In western Myanmar, Rakhines, who are predominantly Buddhist and an ethnic minority in Myanmar, have lashed out at foreign aid groups they perceive as favoring ethnic minority Muslim Rohingyas—considered outsiders in Myanmar—over their own community.
Late last month, Buddhist mobs attacked the offices of international humanitarian groups in the state capital Sittwe, chasing aid workers from the state and causing the biggest disruption of aid in the area in years.
International rights groups have accused Myanmar’s leaders of having a weak response to sectarian clashes over the past two years, urging President Thein Sein and opposition leader Aung San Suu Kyi to speak out against anti-Muslim messages.
But to many in Myanmar, the criticism “looks like a threat,” said Priscilla Clapp, former charge d’affaires at the U.S. Embassy in Myanmar and current adviser to the Asia Society and U.S. Institute of Peace.
International rights groups’ use of terms such as “genocide” or “ethnic cleansing” to raise alarm about anti-Muslim violence often have the opposite effect from their intended end, and rights groups could do better to find ways to engage in dialogue instead, she said.
“We as an international community need to rethink our approach to this,” she said.
“It’s going to take a lot of quiet, patient work.”
Tensions could heighten over the next year as campaigns ramp up ahead of hotly contested national elections in late 2015, if political parties take up anti-Islamic messages in their campaigns, Clapp warned.
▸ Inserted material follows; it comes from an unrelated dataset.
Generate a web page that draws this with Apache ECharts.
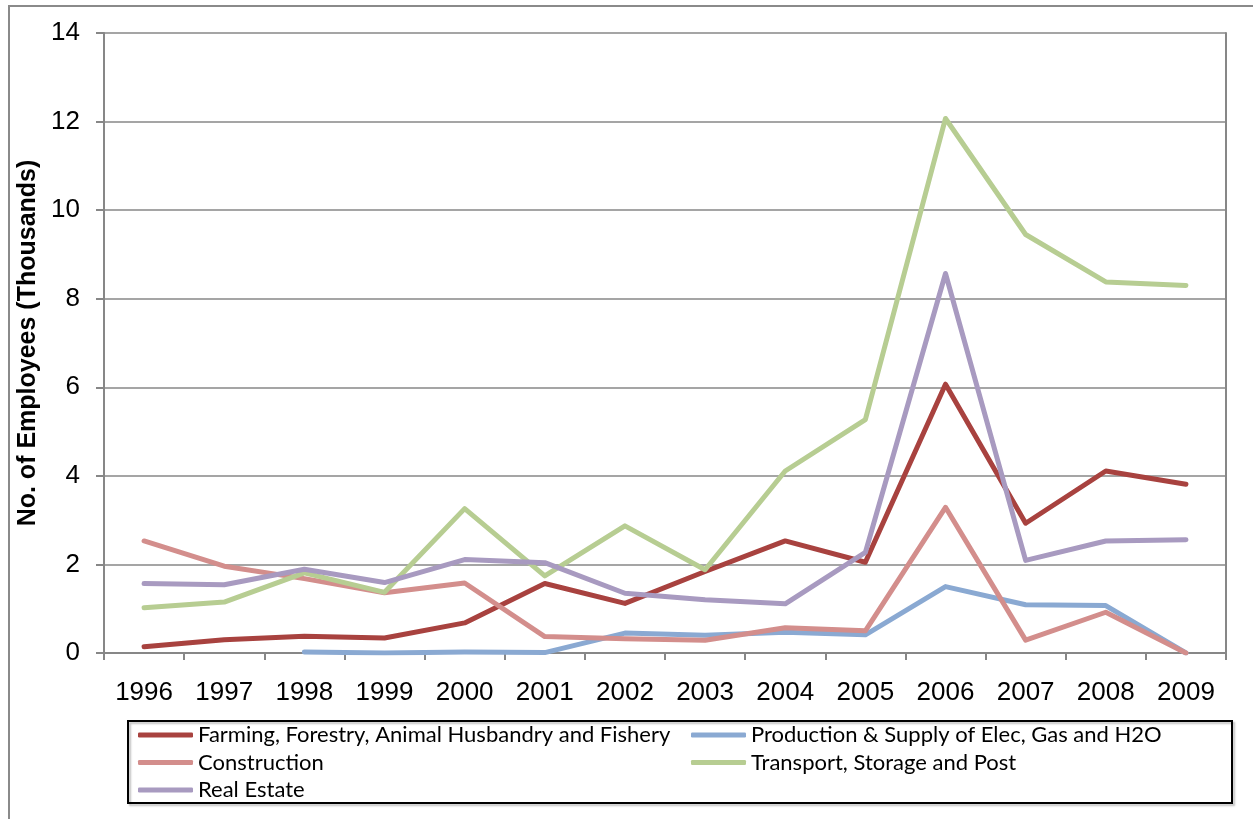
<!DOCTYPE html>
<html>
<head>
<meta charset="utf-8">
<script src="https://cdn.jsdelivr.net/npm/echarts@6/dist/echarts.min.js"></script>
<style>
  html, body { margin: 0; padding: 0; background: #fff; }
  #chart { width: 1253px; height: 819px; }
</style>
</head>
<body>
<div id="chart"></div>
<script>
// years on the category axis
const years = ['1996', '1997', '1998', '1999', '2000', '2001', '2002', '2003', '2004', '2005', '2006', '2007', '2008', '2009']

// thousands of employees
const farming = [0.14, 0.30, 0.38, 0.34, 0.68, 1.57, 1.12, 1.84, 2.53, 2.05, 6.07, 2.93, 4.11, 3.81]
const utilities = [null, null, 0.02, 0.00, 0.02, 0.01, 0.45, 0.40, 0.47, 0.41, 1.50, 1.09, 1.07, 0.00]
const construction = [2.53, 1.96, 1.68, 1.36, 1.58, 0.37, 0.32, 0.29, 0.57, 0.50, 3.29, 0.29, 0.92, 0.00]
const transport = [1.02, 1.15, 1.81, 1.37, 3.26, 1.74, 2.87, 1.88, 4.11, 5.27, 12.07, 9.45, 8.38, 8.30]
const realEstate = [1.57, 1.54, 1.89, 1.59, 2.11, 2.04, 1.35, 1.20, 1.11, 2.27, 8.57, 2.09, 2.53, 2.56]

const yTicks = { min: 0, max: 14, interval: 2 }

const names = {
  farming: 'Farming, Forestry, Animal Husbandry and Fishery',
  utilities: 'Production & Supply of Elec, Gas and H2O',
  construction: 'Construction',
  transport: 'Transport, Storage and Post',
  realEstate: 'Real Estate',
}

const colors = {
  farming: '#A8423F',
  utilities: '#8AA9D2',
  construction: '#D38E8C',
  transport: '#B7CD92',
  realEstate: '#A89AC0',
}

const axisGray = '#878787'
const labelFont = '"Liberation Sans", Arial, sans-serif'
const legendFont = 'Lato, "Open Sans", sans-serif'

function lineSeries(key, data) {
  return {
    name: names[key],
    type: 'line',
    data: data,
    showSymbol: false,
    symbol: 'none',
    connectNulls: false,
    lineStyle: { width: 5, color: colors[key], cap: 'round', join: 'round' },
    itemStyle: { color: colors[key] },
    emphasis: { disabled: true },
  }
}

const legendText = { fontFamily: legendFont, fontSize: 22, lineHeight: 22, color: '#000' }

const chart = echarts.init(document.getElementById('chart'), null, { renderer: 'canvas' })

chart.setOption({
  animation: false,
  backgroundColor: '#fff',
  grid: { left: 104, right: 27, top: 33, bottom: 166, containLabel: false },
  xAxis: {
    type: 'category',
    data: years,
    boundaryGap: true,
    axisLine: { show: true, lineStyle: { color: axisGray, width: 2 } },
    axisTick: { show: true, alignWithLabel: false, length: 7, inside: false, lineStyle: { color: axisGray, width: 2 } },
    axisLabel: { fontFamily: labelFont, fontSize: 26, color: '#000', margin: 27 },
    splitLine: { show: false },
  },
  yAxis: [
    {
      type: 'value',
      min: yTicks.min,
      max: yTicks.max,
      interval: yTicks.interval,
      name: 'No. of Employees (Thousands)',
      nameLocation: 'middle',
      nameGap: 57,
      nameRotate: 90,
      nameTextStyle: { fontFamily: labelFont, fontSize: 25, fontWeight: 'bold', color: '#000' },
      axisLine: { show: true, lineStyle: { color: axisGray, width: 2 } },
      axisTick: { show: true, length: 8, lineStyle: { color: axisGray, width: 2 } },
      axisLabel: { fontFamily: labelFont, fontSize: 26, color: '#000', margin: 24 },
      splitLine: { show: true, lineStyle: { color: axisGray, width: 1.5 } },
    },
    {
      type: 'value',
      position: 'right',
      min: yTicks.min,
      max: yTicks.max,
      interval: yTicks.interval,
      axisLine: { show: true, lineStyle: { color: axisGray, width: 2 } },
      axisTick: { show: false },
      axisLabel: { show: false },
      splitLine: { show: false },
    },
  ],
  legend: [
    {
      left: 138,
      top: 724,
      orient: 'vertical',
      icon: 'roundRect',
      itemWidth: 55,
      itemHeight: 5,
      itemGap: 5.5,
      padding: 0,
      textStyle: legendText,
      data: [names.farming, names.construction, names.realEstate],
      selectedMode: false,
    },
    {
      left: 691,
      top: 724,
      orient: 'vertical',
      icon: 'roundRect',
      itemWidth: 55,
      itemHeight: 5,
      itemGap: 5.5,
      padding: 0,
      textStyle: legendText,
      data: [names.utilities, names.transport],
      selectedMode: false,
    },
  ],
  graphic: [
    {
      type: 'rect',
      silent: true,
      shape: { x: 9, y: 6, width: 1260, height: 830 },
      style: { fill: 'none', stroke: '#8a8a8a', lineWidth: 2 },
    },
    {
      type: 'rect',
      silent: true,
      shape: { x: 128, y: 721, width: 1104, height: 82 },
      style: { fill: 'none', stroke: '#000', lineWidth: 2, shadowColor: 'rgba(0,0,0,0.25)', shadowOffsetX: 2, shadowOffsetY: 2, shadowBlur: 2 },
    },
  ],
  series: [
    lineSeries('farming', farming),
    lineSeries('utilities', utilities),
    lineSeries('construction', construction),
    lineSeries('transport', transport),
    lineSeries('realEstate', realEstate),
  ],
})

window.addEventListener('resize', () => chart.resize())
</script>
</body>
</html>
Some political groups have already begun promoting “exclusionary” messages about protecting Myanmar’s national culture and religion, she said.
The problem could be exacerbated by the upcoming results of national census conducted earlier this month, which will be the first full count of Myanmar’s population in 30 years and will produce data about ethnic demographics.
Preliminary finding from the census are expected in July 2014, with final results in early 2015.
The census “could show that there are more Muslims in the country than people knew about,” Hayward said.
Some civil society groups have also led efforts to start anti-hate speech campaigns, she said, saying that more efforts like those would be needed in the coming months.
“In the short term, in the next two years, we need Buddhist monks, Muslim imams, and a lot of other civil society and influential celebrities speaking out against hate speech and promoting coexistence as a way to ensure resilience, in the midst of the census and the campaign season,” she said.
Strengthening Myanmar’s police could also help improve responses to emerging tensions, said Win Min, a research fellow at the Centre for Economic and Social Development of the Myanmar Development Resource Institute.
Setting up information centers to stop inflammatory rumors from spreading could also help violence from getting out of hand, he said.
But in the longer term, Myanmar will have to address violence that has deep roots in Myanmar’s history, dating back to ethnically divisive policies under British colonial rule, he said.
“Many ethnic and religious groups consider other groups a threat to their existence,” Win Min said.
“All of our political systems have had that intolerance,” he said, noting that even under the democratic government in power in Myanmar’s early years of post-colonial independence, leaders practiced an “exclusion policy” that sidelined some ethnic groups.
Myanmar will need to improve its education system, which deteriorated under decades of military rule, and strengthen the rule of law in order to address the deeper causes in the long run, he said.